The combination is surprisingly powerful. I can look at a day where I walked 25,000 steps and see the exact route overlaid with my heart rate data. Big exploration days light up on both the map and the health stats. Rest days are obvious too - a small cluster of blue around the apartment with a low step count.
I'd actually built a Fitbit MCP project previously that gave me a good understanding of the Fitbit Web API, so wiring this up was straightforward. Past projects paying dividends.
Monitoring
The daemon is designed to be invisible - it runs in the background and I shouldn't have to think about it. But if something goes wrong, I want to know. If the Pi hasn't received a GPS ping in 30 minutes, it sends me a push notification via ntfy. Simple, effective, and it's already caught a couple of cases where Termux got killed by Android's battery optimisation. A quick restart and the backlog flushes through.
Built in an Evening
Here's the part that still surprises me. The entire system - phone daemon, Pi backend, Leaflet frontend, Fitbit integration, offline queuing, monitoring - was built and deployed in a single evening session.
I didn't write any code.
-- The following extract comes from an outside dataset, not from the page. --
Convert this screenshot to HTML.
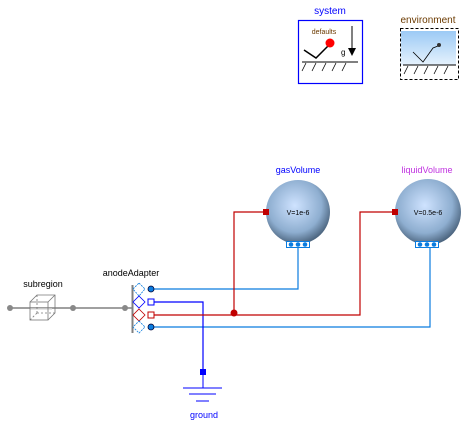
<!DOCTYPE html>
<html><head><style>body{margin:0;background:#fff}svg{display:block}text{font-family:"Liberation Sans",sans-serif}</style></head><body>
<svg width="465" height="427" viewBox="0 0 465 427" xmlns="http://www.w3.org/2000/svg">
<defs>
<radialGradient id="g" cx="45%" cy="40%" r="60%"><stop offset="0" stop-color="#cfe3ff"/><stop offset="0.7" stop-color="#8eaed0"/><stop offset="1" stop-color="#4d6680"/></radialGradient>
<linearGradient id="e" x1="0" y1="0" x2="0" y2="1"><stop offset="0" stop-color="#9ccaf5"/><stop offset="1" stop-color="#e6f2fd"/></linearGradient>
</defs>
<!-- system -->
<text x="330" y="14" font-size="10" fill="#0000ff" text-anchor="middle">system</text>
<rect x="298.5" y="20.5" width="64" height="63" fill="#fff" stroke="#0000ff" stroke-width="1.2"/>
<text x="324" y="34" font-size="7" fill="#6b3a00" text-anchor="middle">defaults</text>
<polyline points="304,50 316,58 328,46" fill="none" stroke="#000" stroke-width="1.5"/>
<circle cx="330" cy="43" r="4.5" fill="#ff0000"/>
<text x="341" y="55" font-size="8" fill="#000">g</text>
<line x1="352" y1="26" x2="352" y2="48" stroke="#000"/>
<polygon points="348,48 356,48 352,56" fill="#000"/>
<line x1="302" y1="62" x2="358" y2="62" stroke="#000"/>
<g stroke="#000" stroke-width="0.8"><line x1="306" y1="63" x2="302" y2="71"/><line x1="316" y1="63" x2="312" y2="71"/><line x1="326" y1="63" x2="322" y2="71"/><line x1="336" y1="63" x2="332" y2="71"/><line x1="346" y1="63" x2="342" y2="71"/></g>
<!-- environment -->
<text x="428" y="23" font-size="10" fill="#6b3a00" text-anchor="middle">environment</text>
<rect x="401" y="31" width="55" height="34" fill="url(#e)"/>
<rect x="400.5" y="28.5" width="58" height="51" fill="none" stroke="#000" stroke-dasharray="3,2"/>
<polyline points="413,52 423,62 433,48 438,46" fill="none" stroke="#000" stroke-width="0.8"/>
<circle cx="439" cy="45" r="2" fill="#333"/>
<line x1="403" y1="65" x2="456" y2="65" stroke="#000"/>
<g stroke="#000" stroke-width="0.8"><line x1="408" y1="66" x2="404" y2="74"/><line x1="418" y1="66" x2="414" y2="74"/><line x1="428" y1="66" x2="424" y2="74"/><line x1="438" y1="66" x2="434" y2="74"/><line x1="448" y1="66" x2="444" y2="74"/></g>
<!-- wires -->
<polyline points="151,289 298,289 298,248" fill="none" stroke="#0a7cdf" stroke-width="1.2"/>
<polyline points="151,327 430,327 430,248" fill="none" stroke="#0a7cdf" stroke-width="1.2"/>
<polyline points="151,302 203,302 203,372" fill="none" stroke="#0000ff" stroke-width="1.2"/>
<polyline points="151,315 360,315 360,212 392,212" fill="none" stroke="#c00000" stroke-width="1.2"/>
<polyline points="234,314 234,212 264,212" fill="none" stroke="#c00000" stroke-width="1.2"/>
<circle cx="234" cy="313" r="3.5" fill="#c00000"/>
<!-- gasVolume -->
<text x="298" y="173" font-size="9" fill="#0000ff" text-anchor="middle">gasVolume</text>
<circle cx="298" cy="212" r="32" fill="url(#g)"/>
<text x="298" y="215" font-size="7" fill="#000" text-anchor="middle">V=1e-6</text>
<rect x="263" y="209" width="6" height="6" fill="#c00000"/>
<rect x="286.5" y="241.5" width="23" height="6" fill="#fff" stroke="#0a7cdf"/>
<g fill="#0a7cdf"><circle cx="291" cy="244.5" r="2.3"/><circle cx="298" cy="244.5" r="2.3"/><circle cx="305" cy="244.5" r="2.3"/></g>
<!-- liquidVolume -->
<text x="427" y="173" font-size="9" fill="#c030e0" text-anchor="middle">liquidVolume</text>
<circle cx="428" cy="212" r="33" fill="url(#g)"/>
<text x="428" y="215" font-size="7" fill="#000" text-anchor="middle">V=0.5e-6</text>
<rect x="392" y="209" width="6" height="6" fill="#c00000"/>
<rect x="415.5" y="241.5" width="23" height="6" fill="#fff" stroke="#0a7cdf"/>
<g fill="#0a7cdf"><circle cx="420" cy="244.5" r="2.3"/><circle cx="427" cy="244.5" r="2.3"/><circle cx="434" cy="244.5" r="2.3"/></g>
<!-- subregion -->
<text x="43" y="287" font-size="9" fill="#000" text-anchor="middle">subregion</text>
<line x1="10" y1="308" x2="132" y2="308" stroke="#808080" stroke-width="1.5"/>
<line x1="30" y1="309" x2="52" y2="309" stroke="#ddd" stroke-width="1.5"/>
<g fill="none" stroke="#777" stroke-width="0.8">
<rect x="30" y="302" width="18" height="18"/><polyline points="30,302 37,295 55,295 55,313 48,320"/><line x1="48" y1="302" x2="55" y2="295"/>
<line x1="37" y1="295" x2="37" y2="313" stroke-dasharray="2,2"/><line x1="37" y1="313" x2="55" y2="313" stroke-dasharray="2,2"/><line x1="37" y1="313" x2="30" y2="320" stroke-dasharray="2,2"/></g>
<circle cx="10" cy="308" r="3" fill="#888"/><circle cx="73" cy="308" r="3" fill="#888"/>
<!-- anodeAdapter -->
<text x="131" y="276" font-size="9" fill="#000" text-anchor="middle">anodeAdapter</text>
<circle cx="125" cy="308" r="3" fill="#888"/>
<line x1="132.5" y1="285" x2="132.5" y2="333" stroke="#808080" stroke-width="2"/>
<g fill="none" stroke-width="0.8">
<polygon points="139,283 145,289 139,296 133,289" stroke="#0a7cdf" stroke-dasharray="2,1"/>
<polygon points="139,296 145,302 139,308 133,302" stroke="#0000ff"/>
<polygon points="139,309 145,315 139,321 133,315" stroke="#c00000"/>
<polygon points="139,321 145,327 139,333 133,327" stroke="#0a7cdf" stroke-dasharray="2,1"/></g>
<circle cx="151" cy="289" r="3" fill="#0a7cdf" stroke="#003" stroke-width="0.8"/>
<rect x="148" y="299" width="6" height="6" fill="#fff" stroke="#0000ff"/>
<rect x="148" y="312" width="6" height="6" fill="#fff" stroke="#c00000"/>
<circle cx="151" cy="327" r="3" fill="#0a7cdf" stroke="#003" stroke-width="0.8"/>
<!-- ground -->
<rect x="200" y="369" width="6" height="6" fill="#0000ff"/>
<line x1="203" y1="375" x2="203" y2="388" stroke="#0000ff"/>
<g stroke="#0000ff" stroke-width="1"><line x1="183" y1="388" x2="222" y2="388"/><line x1="189" y1="394" x2="216" y2="394"/><line x1="196" y1="401" x2="209" y2="401"/></g>
<text x="204" y="418" font-size="9" fill="#0000ff" text-anchor="middle">ground</text>
</svg>
</body></html>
I used Claude Code in Team Lead Mode, orchestrating multiple AI agents working in parallel. One agent wrote the GPS daemon and phone-side scripts. Another built the map frontend. Another configured the Pi's storage and git automation. Another set up the Fitbit cron and ntfy alerts. I made architectural decisions and directed the work while the agents implemented.
The whole thing started from an idle thought - "what else can I do now that I can SSH into my phone?" - and three hours later I was watching a real-time dot trace my position on a private map in Rome. The speed of going from idea to deployed system is something I'm still getting used to with AI-first development. It changes what's worth building. Projects that would have taken a weekend and therefore might not happen at all now take an evening and therefore do.
The Payoff
The first time I opened the map on my phone and saw my own dot moving through Rome in real time, on my own infrastructure, with my own data - I was genuinely blown away. It sounds simple, but there's something deeply satisfying about a system you built yourself showing you exactly where you are in the world.
I'm most excited about what this will look like at the end of six months. Every city I visit, every route I take, every flight and ferry - all captured, all mine. I'll be able to play back my entire European journey as an animation. Walking through Rome in April. Exploring Split in May. The ferry from Gran Canaria to Tenerife. All of it, rendered as trails on a map with my health data alongside.
For someone who loves reminiscing about travel, having precise, visual, self-hosted records of everywhere I've been is the kind of thing I didn't know I wanted until I had it. And the fact that none of this data touches a corporate server - that it lives on a Raspberry Pi under my desk - makes it feel like it's actually mine in a way that Google Timeline never could.